After ironing out issues with event coordinators, the UC Irvine College Republicans plan to bring back right-wing provocateur Milo Yiannopoulos as a speaker next year.
The university rejected the club’s original request to use its Pacific Ballroom to host Yiannopoulos and, at a separate event, conservative talk show host Dennis Prager.
But in an Oct. 3 letter to UCI administrators, Freedom X — a nonprofit law firm serving the conservative community — stated that such restrictions raised “serious 1st Amendment concerns.”
A solution was reached after university event coordinators and police met with club representatives and Bill Becker, president and chief counsel of Freedom X.
Becker, who wrote the letter, said university police Lt. Anthony Frisbee explained the possible safety risks of hosting a controversial speaker in the Pacific Ballroom.
UCI’s administrative procedures include a major events policy that requires security assessments for any event request, campus spokesman Tom Vasich said.
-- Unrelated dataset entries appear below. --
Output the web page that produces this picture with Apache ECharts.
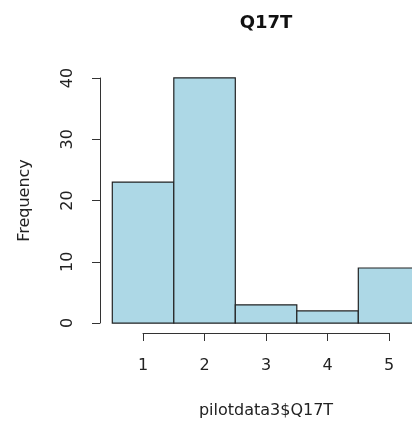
<!DOCTYPE html>
<html>
<head>
<meta charset="utf-8">
<script src="https://cdn.jsdelivr.net/npm/echarts@6/dist/echarts.min.js"></script>
<style>html,body{margin:0;padding:0;background:#fff}#c{width:412px;height:421px}</style>
</head>
<body>
<div id="c"></div>
<script>
const binStarts = [0.5, 1.5, 2.5, 3.5, 4.5];
const binEnds = [1.5, 2.5, 3.5, 4.5, 5.5];
const counts = [23, 40, 3, 2, 9];
const xTicks = [1, 2, 3, 4, 5];
const yTicks = [0, 10, 20, 30, 40];
const titleText = 'Q17T';
const xLabel = 'pilotdata3$Q17T';
const yLabel = 'Frequency';

const font = 'DejaVu Sans, Verdana, sans-serif';
const chart = echarts.init(document.getElementById('c'), null, {renderer: 'canvas'});
const data = binStarts.map((s, i) => [s, binEnds[i], counts[i]]);

chart.setOption({
  animation: false,
  backgroundColor: '#fff',
  title: {
    text: titleText, left: 266, top: 14, padding: 0, textAlign: 'center',
    textStyle: {fontFamily: font, fontSize: 18, fontWeight: 'bold', color: '#111'}
  },
  grid: [
    {left: 100, width: 312, top: 68, bottom: 88},
    {left: 100, width: 100, top: 78, bottom: 98},
    {left: 143, right: 23, top: 300, bottom: 88}
  ],
  xAxis: [
    {gridIndex: 0, type: 'value', min: 0.3, max: 5.373, show: false},
    {gridIndex: 1, type: 'value', min: 0, max: 1, show: false},
    {gridIndex: 2, type: 'value', min: xTicks[0], max: xTicks[xTicks.length - 1], interval: 1,
     position: 'bottom',
     axisLine: {show: true, onZero: false, lineStyle: {color: '#333', width: 1}},
     axisTick: {show: true, length: 8, lineStyle: {color: '#333'}},
     splitLine: {show: false},
     axisLabel: {margin: 25, fontFamily: font, fontSize: 16, color: '#222'},
     name: xLabel, nameLocation: 'middle', nameGap: 70,
     nameTextStyle: {fontFamily: font, fontSize: 16, color: '#222'}}
  ],
  yAxis: [
    {gridIndex: 0, type: 'value', min: -1.6, max: 41.6, show: false},
    {gridIndex: 1, type: 'value', min: yTicks[0], max: yTicks[yTicks.length - 1], interval: 10,
     axisLine: {show: true, onZero: false, lineStyle: {color: '#333', width: 1}},
     axisTick: {show: true, length: 8, lineStyle: {color: '#333'}},
     splitLine: {show: false},
     axisLabel: {rotate: 90, margin: 24, fontFamily: font, fontSize: 16, color: '#222'},
     name: yLabel, nameLocation: 'middle', nameGap: 67,
     nameTextStyle: {fontFamily: font, fontSize: 16, color: '#222'}},
    {gridIndex: 2, type: 'value', show: false}
  ],
  series: [{
    type: 'custom',
    xAxisIndex: 0, yAxisIndex: 0,
    clip: false,
    data: data,
    encode: {x: [0, 1], y: 2},
    renderItem: function (params, api) {
      const p0 = api.coord([api.value(0), 0]);
      const p1 = api.coord([api.value(1), api.value(2)]);
      return {
        type: 'rect',
        shape: {x: p0[0], y: p1[1], width: p1[0] - p0[0], height: p0[1] - p1[1]},
        style: {fill: '#ADD8E6', stroke: '#222', lineWidth: 1.2}
      };
    }
  }]
});
</script>
</body>
</html>
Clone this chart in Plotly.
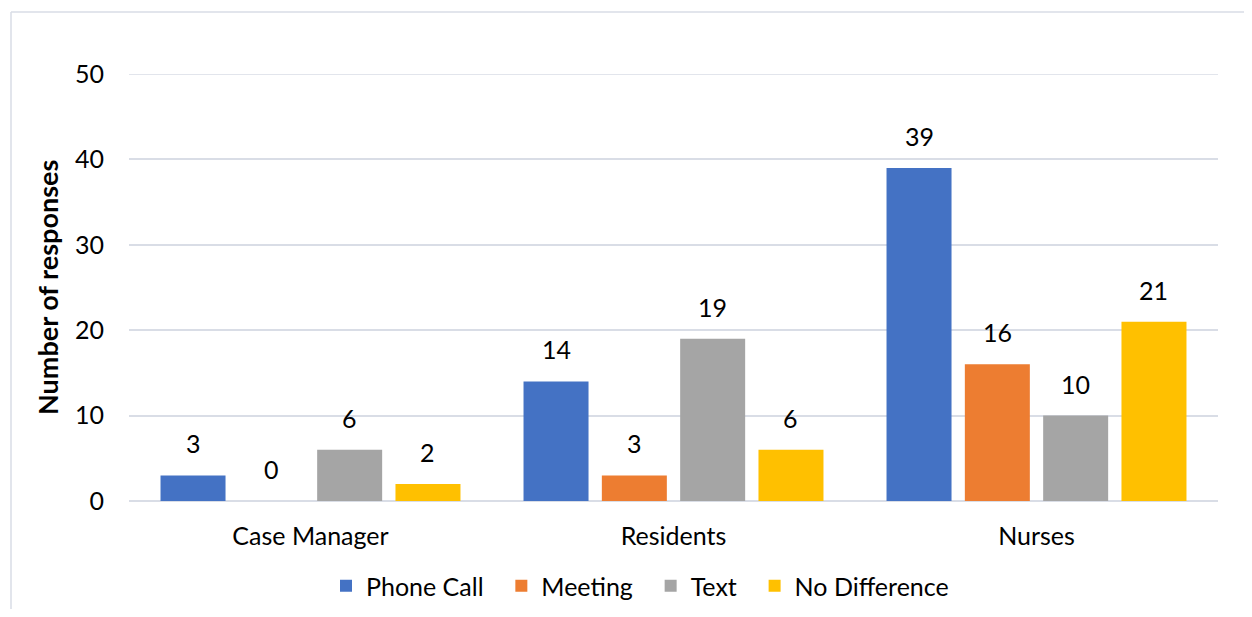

“We look at previous activities surrounding events and surrounding the speaker,” he said. “We kind of plan to say, ‘If similar things happen here, what will we do?’ … In some cases, we don’t want those things to happen here.”
Although Yiannopoulos’ appearances at UC Berkeley and Cal State Fullerton last year led to loud protests and arrests, his previous events at UCI have been far tamer. In June 2016, his appearance drew a small group of protesters. His second visit that October was more peaceful.
Instead of the Pacific Ballroom, which seats 800, UCI offered to let the Republican club use the Bren Events Center, which seats 5,000, at the same cost.
“We felt it was a win-win, and that the university understood our needs and our demands, and were cooperative in working it out with us,” Becker said.
He added that it’s “unfortunate” the club had to retain Freedom X to resolve the matter, but members welcomed a resolution without litigation.
Kimo Gandall, president of the College Republicans, said Yiannopoulos plans to speak in the spring quarter, though no date has been set. Prager is scheduled to speak Feb. 5.
“Think of our speaking strategy this year as an essay — Milo is the hook,” Gandall said. “When Milo speaks, people come out who were not interested in politics before and now are.”